By its finale, The Celebrity Traitors had set a high bar. Figures released last week show the closing episode averaged 11.1 million viewers, rising to a peak of 12 million, with 1.9 million live requests on the BBC’s streaming platform, the highest live figure recorded for an entertainment show there.
A detailed analysis in The Guardian highlighted how the series managed to draw younger audiences back to live viewing, reporting that more than half of 16- to 24-year-olds who watched the show in its time slot did so live or later that evening, and that around 81% of viewers in that age group who were watching linear TV at the time chose the finale.
That performance has encouraged the BBC to commission a second Celebrity Traitors run for 2026, while producers and media analysts sift through the reasons for its success, including its heavy use of social clips, fan-made memes and tie-ins with platforms such as TikTok.

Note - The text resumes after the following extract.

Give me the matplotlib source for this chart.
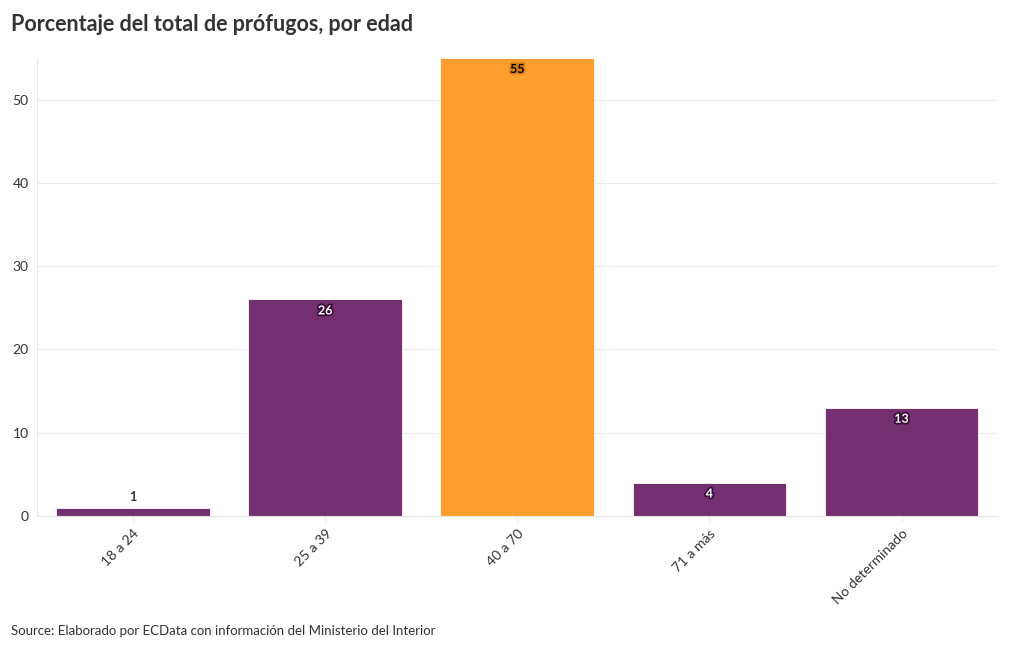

Commentators in the UK press have suggested that the show’s twist-heavy structure and unpredictable casting have made older formats look safe by comparison, arguing that I’m A Celebrity may need to refresh its familiar mix of trials and campsite tensions if it wants to match the newer series’ cultural impact.
For now, ITV can point to a valuable early win: its long-running franchise has edged the BBC’s newcomer on launch night and reinforced its status as a reliable draw at the heart of the winter schedule. The larger picture is less settled. Celebrity Traitors still holds the year’s biggest single-episode entertainment audience, and its appeal to younger viewers gives the BBC a powerful asset as both broadcasters prepare their next moves in a ratings battle that now extends from the living room to social media feeds.